§ **Problem details**: Copy word for word the lines in the records below, starting at the line with "Give me the matplotlib source for this chart." and ending at the line with "period = np.arange(1, 44)". Skip the pictures.

Records from a collection:

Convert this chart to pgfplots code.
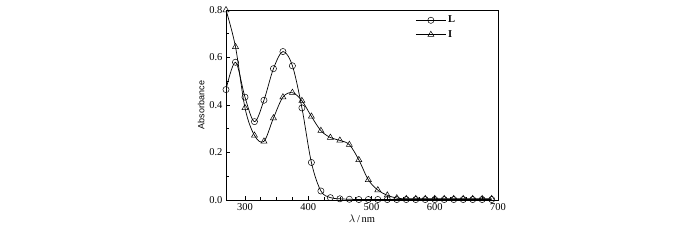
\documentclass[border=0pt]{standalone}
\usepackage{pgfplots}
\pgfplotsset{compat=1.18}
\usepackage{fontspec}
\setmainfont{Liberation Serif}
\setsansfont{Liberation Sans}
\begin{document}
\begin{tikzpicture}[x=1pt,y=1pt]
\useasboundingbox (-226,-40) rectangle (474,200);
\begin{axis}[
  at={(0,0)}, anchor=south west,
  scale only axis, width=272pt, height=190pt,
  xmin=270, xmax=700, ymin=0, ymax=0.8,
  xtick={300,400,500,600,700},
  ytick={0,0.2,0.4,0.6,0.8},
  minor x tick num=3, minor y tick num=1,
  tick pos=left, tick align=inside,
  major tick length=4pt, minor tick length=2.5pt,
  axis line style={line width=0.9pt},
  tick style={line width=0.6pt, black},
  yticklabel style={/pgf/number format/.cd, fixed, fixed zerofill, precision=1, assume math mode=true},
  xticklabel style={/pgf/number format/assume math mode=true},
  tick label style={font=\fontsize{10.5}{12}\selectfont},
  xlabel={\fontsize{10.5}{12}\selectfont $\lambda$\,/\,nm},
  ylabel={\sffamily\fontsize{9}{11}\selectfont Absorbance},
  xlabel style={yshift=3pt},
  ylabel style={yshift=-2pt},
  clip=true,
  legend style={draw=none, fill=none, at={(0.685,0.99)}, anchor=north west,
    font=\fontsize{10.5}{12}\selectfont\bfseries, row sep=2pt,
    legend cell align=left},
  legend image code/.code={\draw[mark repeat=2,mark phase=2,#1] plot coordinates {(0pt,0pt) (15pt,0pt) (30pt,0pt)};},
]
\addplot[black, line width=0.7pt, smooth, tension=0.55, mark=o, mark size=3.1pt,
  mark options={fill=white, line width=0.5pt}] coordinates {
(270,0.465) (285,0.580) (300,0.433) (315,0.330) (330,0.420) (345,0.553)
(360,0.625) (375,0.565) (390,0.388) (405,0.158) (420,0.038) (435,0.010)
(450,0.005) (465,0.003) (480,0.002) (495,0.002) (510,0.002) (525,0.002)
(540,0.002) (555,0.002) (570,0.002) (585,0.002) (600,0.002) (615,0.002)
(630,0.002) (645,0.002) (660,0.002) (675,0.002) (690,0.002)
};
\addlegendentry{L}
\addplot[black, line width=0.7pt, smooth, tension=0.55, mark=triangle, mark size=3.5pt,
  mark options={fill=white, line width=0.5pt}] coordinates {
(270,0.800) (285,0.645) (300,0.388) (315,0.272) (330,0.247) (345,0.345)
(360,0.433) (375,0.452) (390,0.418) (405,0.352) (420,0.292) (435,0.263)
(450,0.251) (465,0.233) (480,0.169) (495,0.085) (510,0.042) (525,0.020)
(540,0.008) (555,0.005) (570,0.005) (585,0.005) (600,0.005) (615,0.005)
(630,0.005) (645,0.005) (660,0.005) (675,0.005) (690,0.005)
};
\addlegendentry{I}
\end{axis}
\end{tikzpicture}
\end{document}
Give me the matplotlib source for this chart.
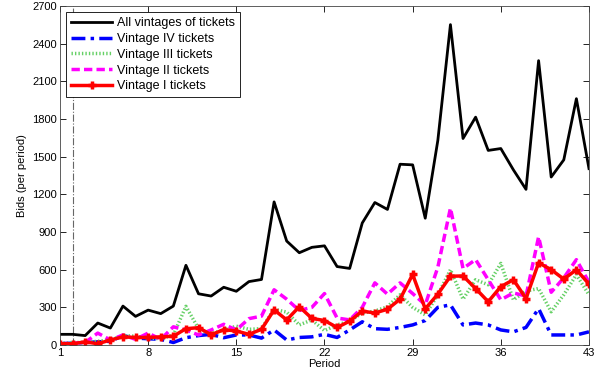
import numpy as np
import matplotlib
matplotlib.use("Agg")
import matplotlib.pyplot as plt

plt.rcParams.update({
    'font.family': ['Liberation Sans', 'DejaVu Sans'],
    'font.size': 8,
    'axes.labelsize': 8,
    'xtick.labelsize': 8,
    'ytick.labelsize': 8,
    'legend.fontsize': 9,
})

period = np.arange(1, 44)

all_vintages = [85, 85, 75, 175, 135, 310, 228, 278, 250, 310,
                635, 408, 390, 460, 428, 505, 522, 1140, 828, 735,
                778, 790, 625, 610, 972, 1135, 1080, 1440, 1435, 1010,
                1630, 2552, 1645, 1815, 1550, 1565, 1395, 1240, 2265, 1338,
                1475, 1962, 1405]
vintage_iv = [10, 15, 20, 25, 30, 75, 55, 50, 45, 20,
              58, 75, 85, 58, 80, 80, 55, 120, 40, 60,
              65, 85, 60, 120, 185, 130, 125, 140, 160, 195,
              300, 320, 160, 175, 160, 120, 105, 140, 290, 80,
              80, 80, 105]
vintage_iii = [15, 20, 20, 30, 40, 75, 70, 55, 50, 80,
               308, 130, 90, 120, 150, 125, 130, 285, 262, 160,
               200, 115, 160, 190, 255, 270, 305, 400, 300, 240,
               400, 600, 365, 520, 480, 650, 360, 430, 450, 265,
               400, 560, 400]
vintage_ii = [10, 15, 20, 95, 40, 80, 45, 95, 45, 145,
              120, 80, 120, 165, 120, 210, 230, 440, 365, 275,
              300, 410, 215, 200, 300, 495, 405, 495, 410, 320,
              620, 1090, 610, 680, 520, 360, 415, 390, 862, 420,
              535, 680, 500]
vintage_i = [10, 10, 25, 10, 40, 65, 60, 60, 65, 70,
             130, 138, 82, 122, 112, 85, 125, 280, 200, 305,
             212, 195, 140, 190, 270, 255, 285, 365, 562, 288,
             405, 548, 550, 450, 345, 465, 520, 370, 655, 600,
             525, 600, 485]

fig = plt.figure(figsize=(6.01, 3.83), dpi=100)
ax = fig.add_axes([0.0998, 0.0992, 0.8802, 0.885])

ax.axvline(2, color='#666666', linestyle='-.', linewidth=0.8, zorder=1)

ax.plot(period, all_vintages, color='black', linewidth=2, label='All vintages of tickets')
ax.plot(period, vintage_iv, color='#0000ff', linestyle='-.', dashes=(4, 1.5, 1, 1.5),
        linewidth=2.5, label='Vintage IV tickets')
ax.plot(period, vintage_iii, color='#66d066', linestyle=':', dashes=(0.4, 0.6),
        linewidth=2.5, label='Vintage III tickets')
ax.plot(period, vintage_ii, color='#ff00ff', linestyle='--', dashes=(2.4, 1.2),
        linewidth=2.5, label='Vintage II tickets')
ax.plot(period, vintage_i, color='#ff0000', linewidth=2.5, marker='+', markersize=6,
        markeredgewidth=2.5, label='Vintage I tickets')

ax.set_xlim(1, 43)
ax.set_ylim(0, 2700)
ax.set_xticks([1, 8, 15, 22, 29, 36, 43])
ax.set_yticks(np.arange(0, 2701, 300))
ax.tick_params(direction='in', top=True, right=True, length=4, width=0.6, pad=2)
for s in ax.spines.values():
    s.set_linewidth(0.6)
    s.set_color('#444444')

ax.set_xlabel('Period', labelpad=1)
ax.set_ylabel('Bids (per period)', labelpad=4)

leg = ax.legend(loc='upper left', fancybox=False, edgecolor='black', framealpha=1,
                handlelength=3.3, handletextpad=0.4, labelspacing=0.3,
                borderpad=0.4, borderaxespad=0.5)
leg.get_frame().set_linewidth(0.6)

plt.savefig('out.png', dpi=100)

§ **Complete response**:
Give me the matplotlib source for this chart.
import numpy as np
import matplotlib
matplotlib.use("Agg")
import matplotlib.pyplot as plt

plt.rcParams.update({
    'font.family': ['Liberation Sans', 'DejaVu Sans'],
    'font.size': 8,
    'axes.labelsize': 8,
    'xtick.labelsize': 8,
    'ytick.labelsize': 8,
    'legend.fontsize': 9,
})

period = np.arange(1, 44)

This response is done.